Blue Growth is a European strategy to drive the economy in the marine and maritime sector—through practices like deep sea mining, aquaculture, and more—but Oceana in Europe is advocating for the importance of long-term protection for marine ecosystems as a mean to instill sustainable economies and profitable fisheries in the long run. This article originally appeared on Oceana in Europe’s blog.
Blue Growth is a new strategy recently launched in the EU, wherein seas and oceans are seen as drivers of the European economy. It represents about 5.4 million jobs and is expected to generate a gross added value of almost €500 billion a year. Shipping, coastal and cruise tourism, offshore wind, shipbuilding, aquaculture, and blue biotechnologies are considered to be some of the most promising sectors of the Baltic Sea maritime economy.
Last week, I attended the 5th Annual Forum of the EU Strategy for the Baltic Sea Region and the Baltic Development Forum Summit hosted by the City of Turku in Finland.
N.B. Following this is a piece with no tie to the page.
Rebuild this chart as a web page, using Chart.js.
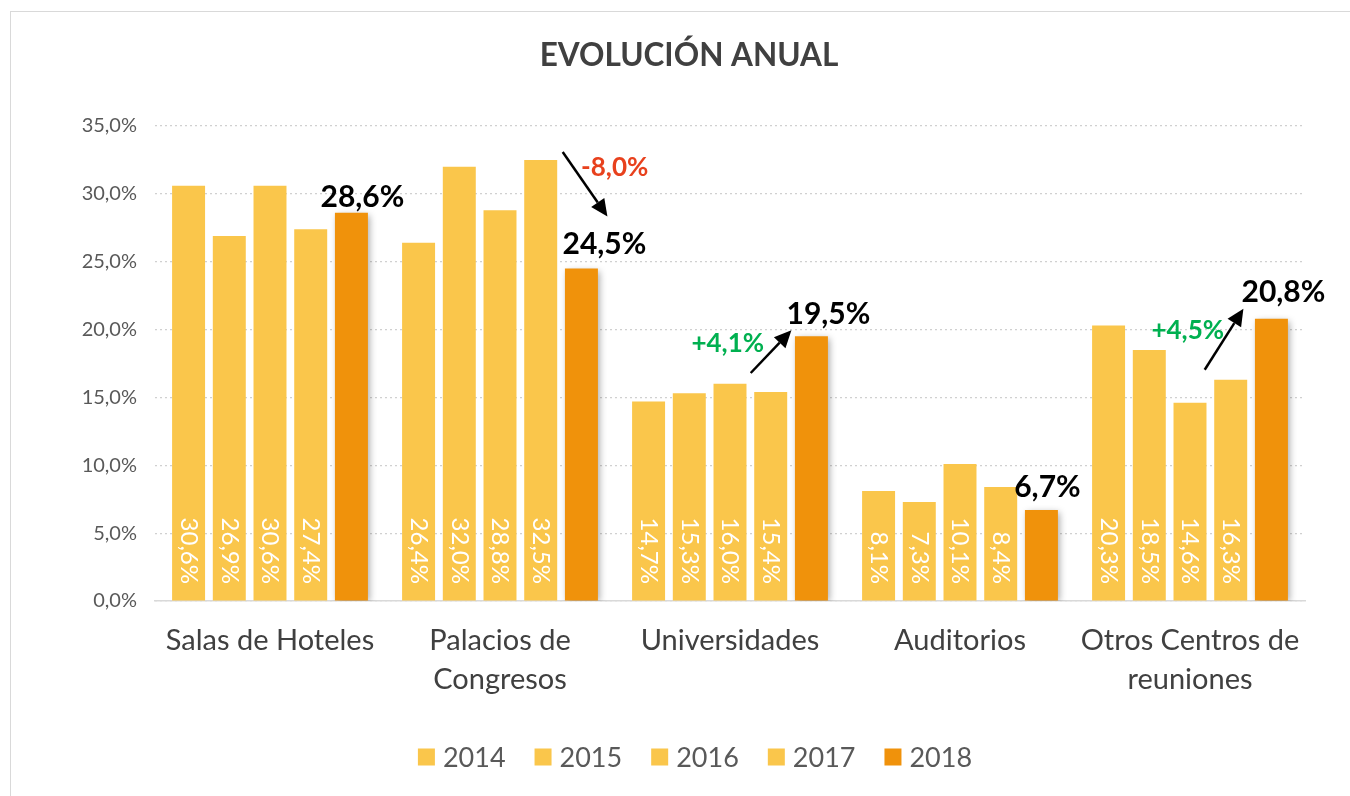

Most of the sessions were related to this strategy, as well as to smart solutions and innovation.
Oddly enough, business people and economists used the same terminology in their presentations that I often use when discussing the future of the Baltic Sea, like “thriving ecosystems,” “natural capital,” and “resilience,” but it quickly became evident that their context was completely different from mine. While I talked about the value of the natural world, they discussed finance and economic growth. I did not hear a single speaker express concern about:
1) The fact that we live in a world of limited natural resources;
2) The notion that continued growth may not be possible; or
3) That our marine environment has deteriorated to a point that it is already challenging the way we live.
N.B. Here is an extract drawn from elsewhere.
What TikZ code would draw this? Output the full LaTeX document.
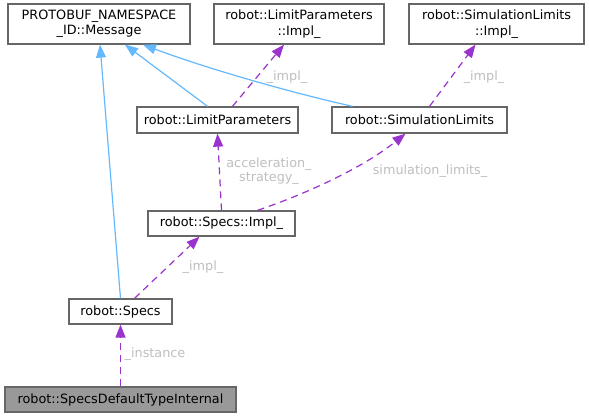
\documentclass[tikz,border=0pt]{standalone}
\usepackage{fontspec}
\setmainfont{DejaVu Sans}
\usepackage{xcolor}
\definecolor{dxborder}{RGB}{102,102,102}
\definecolor{dxfocal}{RGB}{153,153,153}
\definecolor{dxblue}{RGB}{99,184,255}
\definecolor{dxpurple}{RGB}{154,50,205}
\definecolor{dxlabel}{RGB}{190,190,190}
\usetikzlibrary{arrows.meta,positioning}

\begin{document}
\begin{tikzpicture}[x=1pt,y=-1pt,
    cls/.style={draw=dxborder,fill=white,line width=1.3pt,inner sep=0pt,
        align=center,font=\fontsize{12.8}{15.5}\selectfont},
    focal/.style={cls,fill=dxfocal},
    inh/.style={draw=dxblue,line width=1.2pt,
        -{Triangle[length=13pt,width=10pt,fill=dxblue]}},
    usage/.style={draw=dxpurple,line width=1.2pt,dash pattern=on 7pt off 5pt,
        -{Triangle[length=13pt,width=10pt,fill=dxpurple]}},
    lbl/.style={text=dxlabel,align=center,inner sep=0pt,
        font=\fontsize{12.8}{14.5}\selectfont}]
  \useasboundingbox (0,0) rectangle (589,417);
  %% Classes
  \node[cls,minimum width=182pt,minimum height=40pt] (msg) at (99,24)
        {PROTOBUF\_NAMESPACE\\\_ID::Message};
  \node[cls,minimum width=170pt,minimum height=40pt] (lpimpl) at (299,24)
        {robot::LimitParameters\\::Impl\_};
  \node[cls,minimum width=175pt,minimum height=40pt] (slimpl) at (496.5,24)
        {robot::SimulationLimits\\::Impl\_};
  \node[cls,minimum width=161pt,minimum height=26pt] (lp) at (217.5,120)
        {robot::LimitParameters};
  \node[cls,minimum width=175pt,minimum height=26pt] (sl) at (419.5,120)
        {robot::SimulationLimits};
  \node[cls,minimum width=147pt,minimum height=25pt] (specsimpl) at (221.5,223.5)
        {robot::Specs::Impl\_};
  \node[cls,minimum width=103pt,minimum height=25pt] (specs) at (120.5,311.5)
        {robot::Specs};
  \node[focal,minimum width=231pt,minimum height=25pt] (sdti) at (120.5,399.5)
        {robot::SpecsDefaultTypeInternal};
  %% Inheritance
  \draw[inh] (specs.north) -- ([xshift=1pt]msg.south);
  \draw[inh] ([xshift=-10pt]lp.north) -- ([xshift=26pt]msg.south);
  \draw[inh] ([xshift=-67pt]sl.north) .. controls (280,90) and (200,66) .. ([xshift=44pt]msg.south);
  %% Usage
  \draw[usage] ([xshift=15pt]lp.north) -- ([xshift=-15pt]lpimpl.south);
  \draw[usage] ([xshift=10pt]sl.north) -- ([xshift=-21pt]slimpl.south);
  \draw[usage] (specsimpl.north) -- (lp.south);
  \draw[usage] ([xshift=36pt]specsimpl.north) .. controls (300,196) and (360,170) .. ([xshift=-14pt]sl.south);
  \draw[usage] ([xshift=14pt]specs.north) -- ([xshift=-22pt]specsimpl.south);
  \draw[usage] (sdti.north) -- (specs.south);
  %% Labels
  \node[lbl] (l1) at (287,77) {\_impl\_};
  \node[lbl] (l2) at (484,77) {\_impl\_};
  \node[lbl] (l3) at (269,171) {acceleration\_\\strategy\_};
  \node[lbl] (l4) at (430,171) {simulation\_limits\_};
  \node[lbl] (l5) at (203,267) {\_impl\_};
  \node[lbl] (l6) at (155,354) {\_instance};
\end{tikzpicture}
\end{document}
A recent study commissioned by the World Wildlife Fund concluded that a healthy Baltic Sea has the potential to produce €32 billion more than if we just continue with business as usual. This also means it has the potential to produce over half a million more jobs.
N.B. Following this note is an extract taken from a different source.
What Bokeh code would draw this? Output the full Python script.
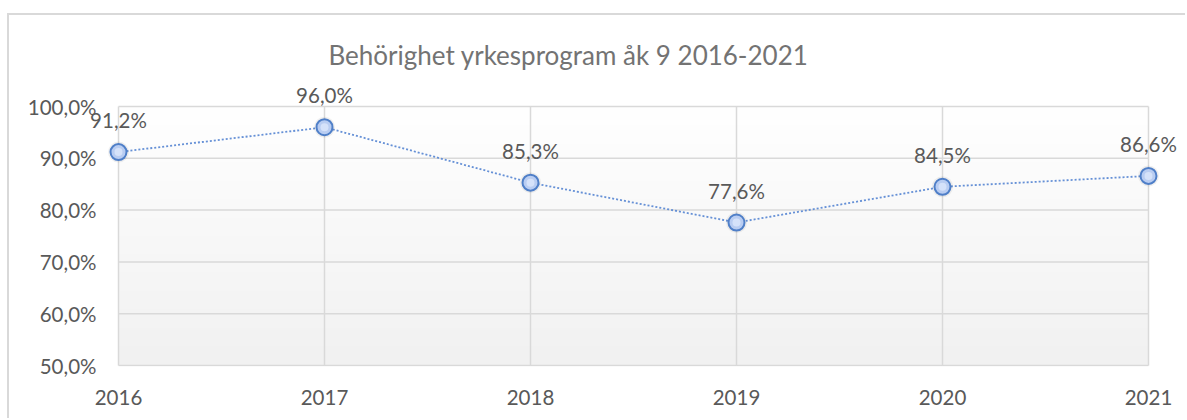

The continuing decline of the state of the sea will result in potentially irreversible losses, and undermine any economic predictions that are founded in the restoration of healthy ecosystems. It’s hard to imagine why these issues aren’t of concern to those pushing an economic agenda. I am saddened to say that besides the superficially similar terminology they used, I feel that we couldn’t be further apart with our views.
Oceana believes that the only solution for profitable and sustainable blue economies is the kind that is built on healthy ecosystems. I had a chance to present this view to the private sector in the only session dedicated to the value of the Baltic Sea by discussing the benefits of marine protected areas. In addition to the fact that that all Baltic Sea creatures and habitats deserve to be protected in their own right, we also need to have a healthy sea in order to have sustainable economies and profitable fisheries in the future. We need clean waters, clean beaches, and non-poisonous fish to eat in order to maintain the various recreational uses of the sea, which also could have huge economical potential.
A restored Baltic Sea would be worth so much more than it is in its current state.